Ciekawe, czy w drugiej części sezonu ktoś zagrozi siedmiu opisanym powyżej zespołom ze strefy pucharowej? Będzie to zadziwiająco pragmatyczne i defensywne, ale też dobre technicznie Las Palmas Garcii Pimienty? Waleczne Getafe Jose Bordalasa? Nieobliczalna, co tydzień inna, młoda Valencia Rubena Baraji? Raczej nie Rayo, które po odejściu kilku zawodników i stracie trenera miało spaść z ligi, a utrzymuje się, dzięki jakiemuś diabelstwu chyba, w środku tabeli. Raczej też nie gerontokratyczny Villarreal ani nie sparszywiała w porównaniu z poprzednim sezonem Osasuna. A reszta może marzyć tylko o utrzymaniu.

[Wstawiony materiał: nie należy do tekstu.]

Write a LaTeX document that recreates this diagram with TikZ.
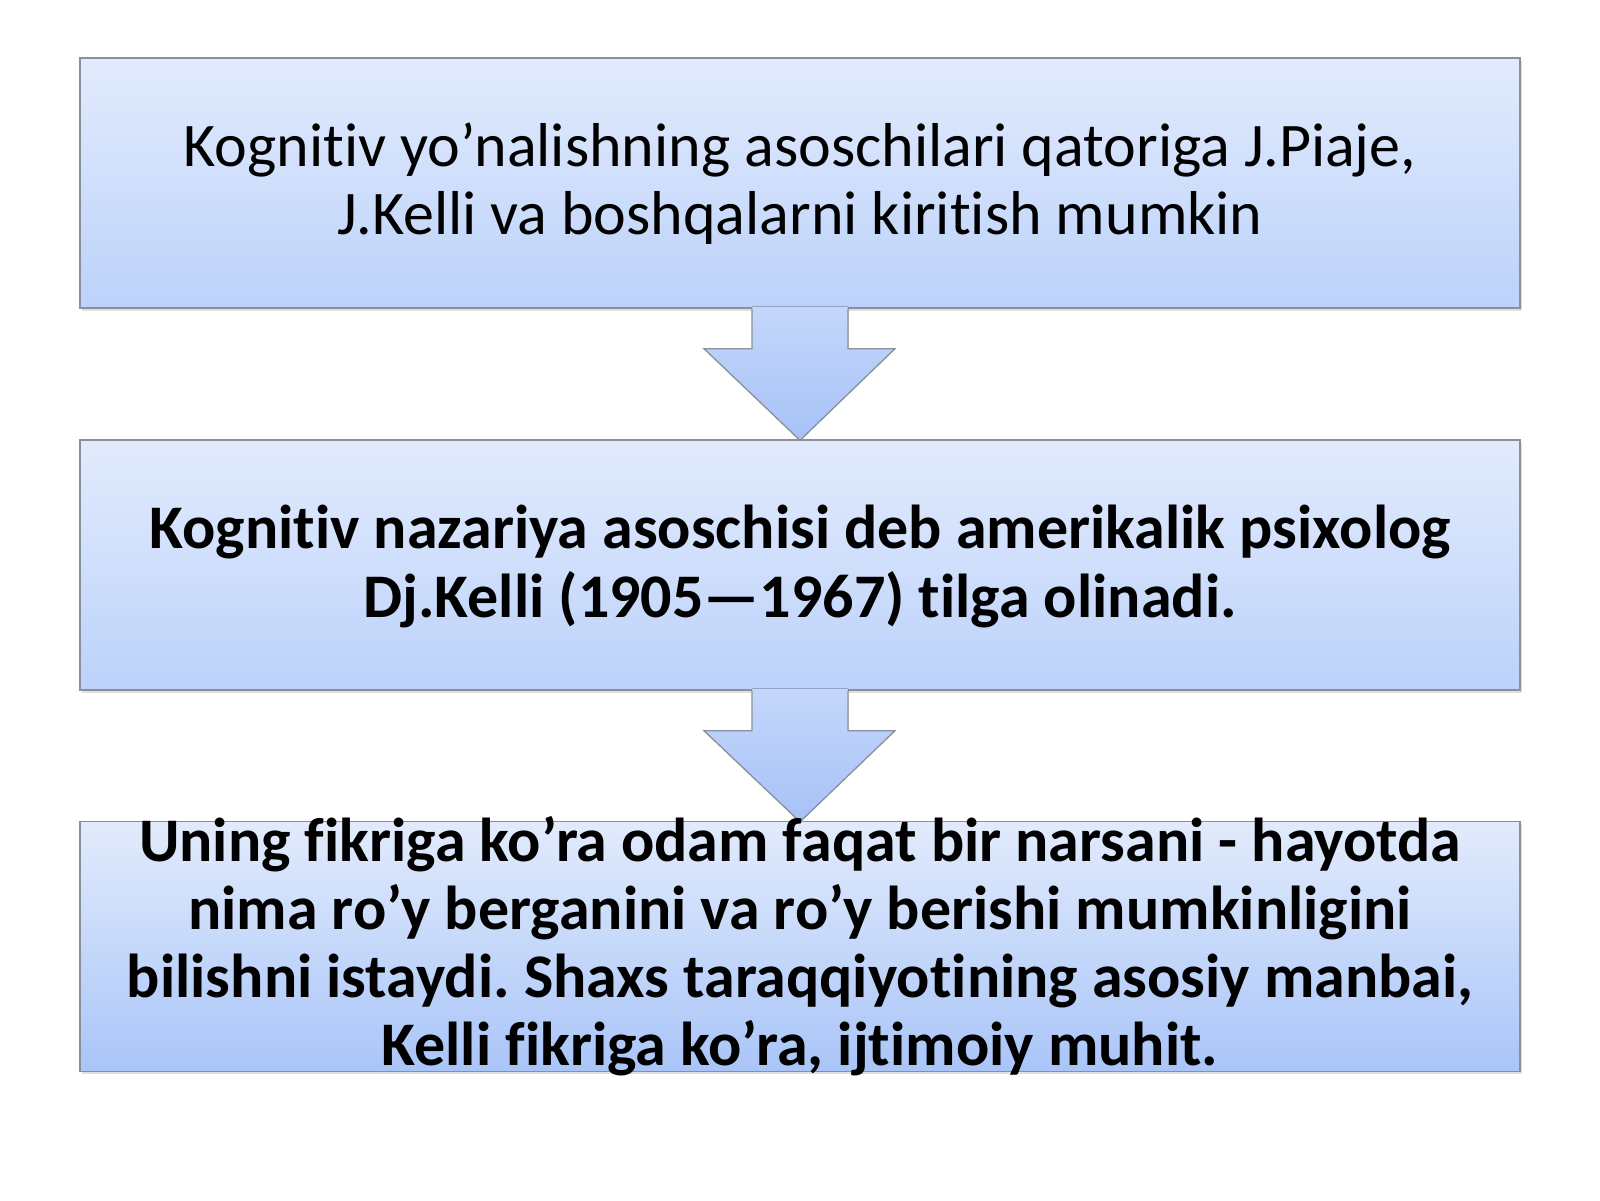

Tuż nad strefą spadkowa znalazła się Sevilla, tak jak Villarreal prowadzona w rundzie jesiennej przez trzech trenerów. Kibice i szefowie tego klubu, na czele z nowym prezydentem, winni się rozstać z marzeniami o wielkości i porzucić pamięć o niedawnych przewagach zespołu, bo one tylko mogą przeszkodzić w akceptacji nowej rzeczywistości. Takiej, że na kilka lat najmniej Sevilla wypada z okolic strefy pucharowej, bo nie ma na nią ani składu, ani pieniędzy, ani pomysłu. W ostatniej kolejce nad kreskę wydobyła się Celta. Powrót Rafy Beniteza do La Liga okazał się bolesny, ale też trzeba przyznać, że jego przyzwoicie na ogół grający zespół dotknęły wszystkie możliwe nieszczęścia.
Almeria już spadła. Cudów nie ma. W tym zamożnym klubie przepłacano ostatnio za miernych grajków, wierząc, że jeśli piłkarze są drodzy, to muszą być i dobrzy. Nie będzie to pierwszy w futbolu przypadek zadławienia się pieniędzmi. Granada będzie się jeszcze szarpała, ale to też zespół bez idei i pomysłu. Na trzeciego spadkowicza wygląda Cadiz, duszony defensywną taktyką przez strachliwego trenera Sergio.
W sumie z Półwyspu Iberyjskiego wieje ciepły wiatr. La Liga jest bardziej ofensywna i progresywna niż była jeszcze dwa lata temu. Dziś jej trendsetterem jest Michel, a nie Jose Bordalas. To dobra zmiana. Dlatego życzmy Gironie mistrzostwa. Byłoby ono dla hiszpańskiej piłki chlebem na jutro i na długie pojutrze.